This St Patrick’s Day marks one year for my author website and this blog. Henceforth, in honor of this Other Worldly and Luna Moth Woman anniversary, let’s talk time.
There’s an interwoven Celtic/Gaelic-themed thread in my novels, and a recurring subject of time passage, including Earth’s lunar cycle. Also, the passage of time known as human aging, because Rowan Layne is not exactly a typical spring chicken protagonist. But the Other Worldly series also discusses the marking of time via solstices and equinoxes.
In Being Alien, released last year around the fall equinox, the plot takes place predominantly in England and Scotland (with apologies to Ireland, though I do mention leprechauns).
Protagonist Rowan Layne has a particularly intriguing discussion—and steamy tryst with a super alien being at Stonehenge—in which she learns more about the purpose of this mysterious stone circle as the summer solstice approaches:
“Why did the Anasazi, or ancient indigenous peoples of North America, build round stone dwellings? At Chaco Canyon in what is now New Mexico, for instance?

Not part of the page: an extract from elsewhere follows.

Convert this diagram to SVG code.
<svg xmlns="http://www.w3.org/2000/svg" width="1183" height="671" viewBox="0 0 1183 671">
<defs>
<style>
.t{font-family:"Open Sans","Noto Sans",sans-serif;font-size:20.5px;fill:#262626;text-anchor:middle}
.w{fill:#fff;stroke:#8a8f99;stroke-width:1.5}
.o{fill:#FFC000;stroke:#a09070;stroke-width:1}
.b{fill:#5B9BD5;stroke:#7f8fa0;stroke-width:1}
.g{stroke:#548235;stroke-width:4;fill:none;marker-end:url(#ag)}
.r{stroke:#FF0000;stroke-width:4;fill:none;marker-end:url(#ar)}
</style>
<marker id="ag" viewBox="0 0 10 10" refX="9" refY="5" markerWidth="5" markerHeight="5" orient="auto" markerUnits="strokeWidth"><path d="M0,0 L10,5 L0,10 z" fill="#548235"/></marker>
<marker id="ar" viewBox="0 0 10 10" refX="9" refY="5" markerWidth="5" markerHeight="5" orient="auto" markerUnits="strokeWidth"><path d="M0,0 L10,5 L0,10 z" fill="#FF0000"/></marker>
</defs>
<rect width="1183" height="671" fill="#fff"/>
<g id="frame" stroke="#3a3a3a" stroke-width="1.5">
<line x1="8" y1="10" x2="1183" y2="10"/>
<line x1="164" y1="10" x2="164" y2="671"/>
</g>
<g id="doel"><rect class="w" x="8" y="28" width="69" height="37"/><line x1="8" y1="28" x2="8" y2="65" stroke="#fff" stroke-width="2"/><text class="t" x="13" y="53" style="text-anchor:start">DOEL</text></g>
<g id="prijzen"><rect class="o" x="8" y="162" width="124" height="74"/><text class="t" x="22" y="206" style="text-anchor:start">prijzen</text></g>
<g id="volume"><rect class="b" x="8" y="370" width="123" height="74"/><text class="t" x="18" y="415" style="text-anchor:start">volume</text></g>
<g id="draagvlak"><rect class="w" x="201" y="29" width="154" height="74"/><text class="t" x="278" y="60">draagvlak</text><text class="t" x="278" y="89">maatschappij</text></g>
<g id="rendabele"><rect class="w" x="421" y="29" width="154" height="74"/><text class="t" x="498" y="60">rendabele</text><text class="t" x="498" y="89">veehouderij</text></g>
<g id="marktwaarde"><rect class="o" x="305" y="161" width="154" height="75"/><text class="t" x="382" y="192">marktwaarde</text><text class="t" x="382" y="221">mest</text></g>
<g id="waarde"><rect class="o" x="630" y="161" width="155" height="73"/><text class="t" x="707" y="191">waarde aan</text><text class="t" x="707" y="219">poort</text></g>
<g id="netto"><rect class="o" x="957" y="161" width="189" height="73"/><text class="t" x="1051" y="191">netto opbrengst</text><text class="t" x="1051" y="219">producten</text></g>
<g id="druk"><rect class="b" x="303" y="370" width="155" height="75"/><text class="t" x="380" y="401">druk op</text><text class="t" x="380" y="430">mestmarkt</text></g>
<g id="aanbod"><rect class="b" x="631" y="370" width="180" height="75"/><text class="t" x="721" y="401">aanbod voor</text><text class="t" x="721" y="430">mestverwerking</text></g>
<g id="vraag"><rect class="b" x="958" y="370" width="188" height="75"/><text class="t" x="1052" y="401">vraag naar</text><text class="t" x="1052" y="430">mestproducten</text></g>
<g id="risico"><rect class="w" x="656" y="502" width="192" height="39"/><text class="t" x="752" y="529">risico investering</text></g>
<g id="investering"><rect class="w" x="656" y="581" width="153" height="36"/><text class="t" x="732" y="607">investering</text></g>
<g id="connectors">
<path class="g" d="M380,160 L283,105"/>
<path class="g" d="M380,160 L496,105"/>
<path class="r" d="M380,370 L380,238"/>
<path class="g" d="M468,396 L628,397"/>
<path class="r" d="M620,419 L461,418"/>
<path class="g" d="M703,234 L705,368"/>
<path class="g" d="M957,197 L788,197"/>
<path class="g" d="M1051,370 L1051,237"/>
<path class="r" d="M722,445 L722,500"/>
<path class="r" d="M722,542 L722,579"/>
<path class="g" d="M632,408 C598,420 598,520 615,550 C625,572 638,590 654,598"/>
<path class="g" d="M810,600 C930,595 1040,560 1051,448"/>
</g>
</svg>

Buildings precisely aligned with cyclical positions of the sun and moon during pivotal times of solstice, equinox, or lunar standstills. Gathering places to share traditions, ceremonies, and knowledge.”
Rowan responds, “And petroglyphs are there too! Spirals bisected by shafts of sunlight passing between slabs of rock in front of the spirals on the days of each solstice or equinox.” She notes that there are places all over Earth—like Chaco Canyon—that have structures placed in exact alignment with the star cluster known as Pleiades, all built by people of different cultures and ethnic origins.
Her alien lover explains, “Solstices are extreme points as Earth’s axis tilts toward or away from its sun, commemorating natural turning points in Earth’s cycle. Stonehenge measures time, the four markers of the seasons, the light being the tipping point for everything.”
This alien who has been around for more than a century notes that circles contain energy so that cycles of growth can exist within them, and that even though time is depicted via a clock with mechanical hands moving in a circular motion, allowing humans to feel there is a sense of beginning and end to each day, time never really actually begins or ends.
Time just keeps moving, and not in a linear fashion. There are no straight lines naturally occurring in space, Rowan learns.
Leading her to ponder, given how the massive sarsen stones of Stonehenge were placed in a very distinctive pattern relating to this cyclical change of seasons, why were some folks still claiming it was merely a prehistoric burial ground? Rowan notes that there’s a Stonehenge model depicting its calendarlike purpose in the Smithsonian National Air and Space Museum in Washington, DC.
Why that particular museum if it was just a burial ground, Rowan asks? What did Stonehenge have to do with air and space travel?
Alien Sensation, fifth book in the series currently in progress, involves an actual space voyage for Rowan and her friends, and delves further into the passage of time on other planets, based on their cyclical rotation.
Venus, for instance, known as Lacerta by those originating from there, is unique in that it rotates in the opposite direction of Earth, and does so very slowly. Whereas Mercury, otherwise known as Cinereus by actual Cinereans Rowan will meet up with, is the fasting moving planet around our sun in Earth’s solar system.
In Alien Sensation, Rowan also visits a distant exoplanet where time passes so quickly one doesn’t realize they’ve been engaging in pleasurable pursuits for days…
As the spring equinox rapidly approaches in a few days’ time, I’d hoped my next novel would launch early in the new season.
Alas, due to delays, including the realization that one neither controls time nor the crashing of laptops while one is rearranging their entire existence to prepare for a new residence, Alien Sensation will likely arrive just in time for the summer solstice.
Which, I suppose isn’t terrible timing, because even though the interplanetary adventure begins at the time of the spring equinox in Salem, Massachusetts, an important interplanetary event takes place on the summer solstice, albeit not on Earth.
Even if Rowan herself hasn’t exactly determined what her own future will entail, summer itself, or actual summer weather, arrives faster in Vegas no matter what the calendar says.
And those getting inundated with snow this week in more northern locales might beg to differ that spring is just around the corner –or just around the light beaming through sarsen stones of Stonehenge—but Earth will keep on rotating, even if silly humans think they can save daylight by maniacally manipulating clocks.
Top of the morning—or afternoon—to you, wherever the sun might be casting its light, on this planet…or beyond.